Avec sa coupe au carré et son visage ensanglanté, elle est devenue la nouvelle icône d'une révolution assassinée. Ce samedi 24 janvier, à la veille de l'anniversaire de la fronde anti-Moubarak, qui mena il y a 4 ans à la chute du raïs, Shaimaa al Sabbagh voulait déposer des fleurs sur Tahrir, la «place de la liberté» en mémoire des quelque 800 martyrs de la révolte. En un tir de chevrotine, son dernier rêve s'est brisé sur les pavés du Caire. «Elle est morte pour avoir voulu chanter la liberté», s'emporte, effondré, Medhat al Zahed, l'actuel président de l'Alliance populaire socialiste, la mouvance politique à l'origine de cette mini-commémoration qui comptait, en cette fin d'après-midi, quelques dizaines de personnes.

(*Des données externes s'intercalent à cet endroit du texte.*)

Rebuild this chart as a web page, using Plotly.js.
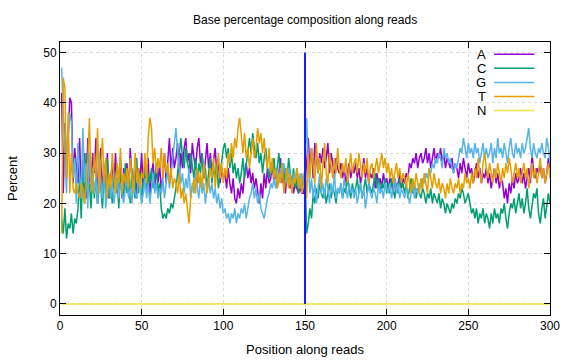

Activiste chevronnée, mère de 31 ans
La police, présente en force ce jour-là aux alentours de Tahrir, nie toute implication. «Aucune arme, qu'il s'agisse de fusils à chevrotines ou à balles de caoutchouc n'a été utilisée. Il s'agissait d'une petite manifestation qui ne nécessitait pas le recours à de telles armes. Il n'y a eu que deux tirs de gaz lacrymogènes», insiste Abdel Fattah Osman, un responsable du ministère de l'Intérieur. Sur sa page facebook, le même ministère va même jusqu'à insinuer que des «éléments terroristes», sous-entendus des Frères Musulmans - bêtes noires du pouvoir depuis l'éviction par l'armée du président Morsi, en 2013 - auraient «infiltrés» le rassemblement.

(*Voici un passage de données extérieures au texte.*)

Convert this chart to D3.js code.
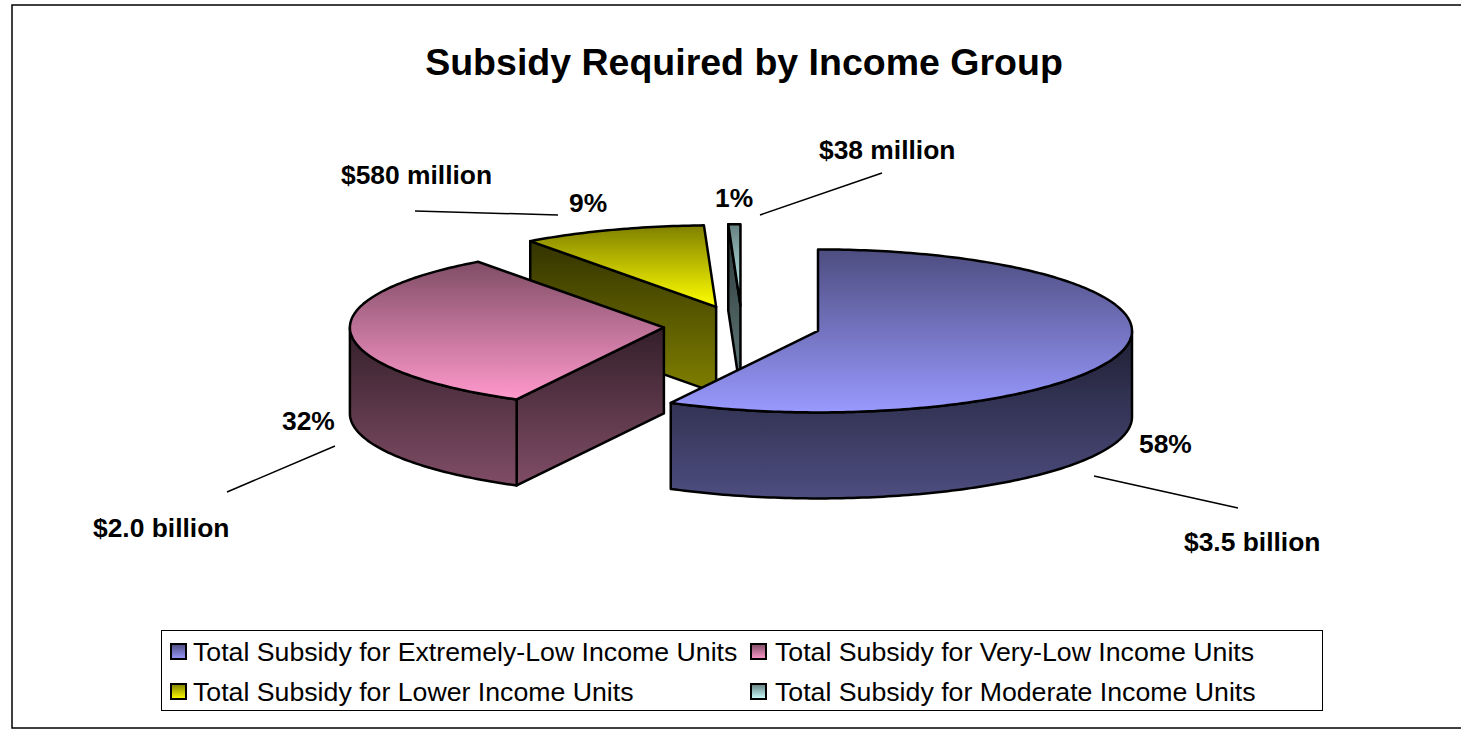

Mais la version des militants pacifistes est tout autre. Selon les témoignages de ses proches, Shaima al Sabbagh, 31 ans et mère d'un garcon de quatre ans, était arrivée d'Alexandrie, sa ville, peu avant le rassemblement. Fidèle à ses habitudes, l'activiste chevronnée avait bravé l'interdit de manifester en se glissant en tête de cortège, sur la place Talat Harb, au centre du Caire, et à quelques encablures de Tahrir. Espérant amadouer les forces de l'ordre, le secrétaire général de l'Alliance populaire socialiste serait d'abord parti en éclaireur. Alors qu'il venait de faire demi tour en direction de son groupe, une pluie de gaz lacrymogène s'est abbattue sur les manifestants. L'homme ainsi que cinq autres membres du parti ont été arrêtés. Shaimaa, elle, est tombée sous les balles devant le bureau d'Air France.
Sur les nombreuses photos et vidéos qui circulent sur twitter, on voit clairement des membres des forces de l'ordre masqués de noir tirer sur la foule. «L'assassinat de Shaimaa est un message du ministère de l'Intérieur à l'attention de toute voix divergente du pouvoir», déplore Hana Shukrallah, la présidente du parti libéral Al Dostour. La veille, une jeune manifestante de 17 ans avait déjà trouvé la mort à Alexandrie. Ce dimanche 25 janvier, la violence est montée d'un cran lors de nouveaux accrochages entre la police et les manifestants dans la ville méditerranéenne, mais également au Caire et à El Bouhera, dans le Delta. D'après un bilan provisoire du Ministère de la Santé, plus de quinze personnes sont décédées en cette journée de commémoration. «En quatre ans, rien n'a changé: les mêmes armes qui ont tué les manifestants de 2011 tuent aujourd'hui les derniers protestataires», déplore Tarek Negeida, member du Courant Populaire, un autre parti d'opposition.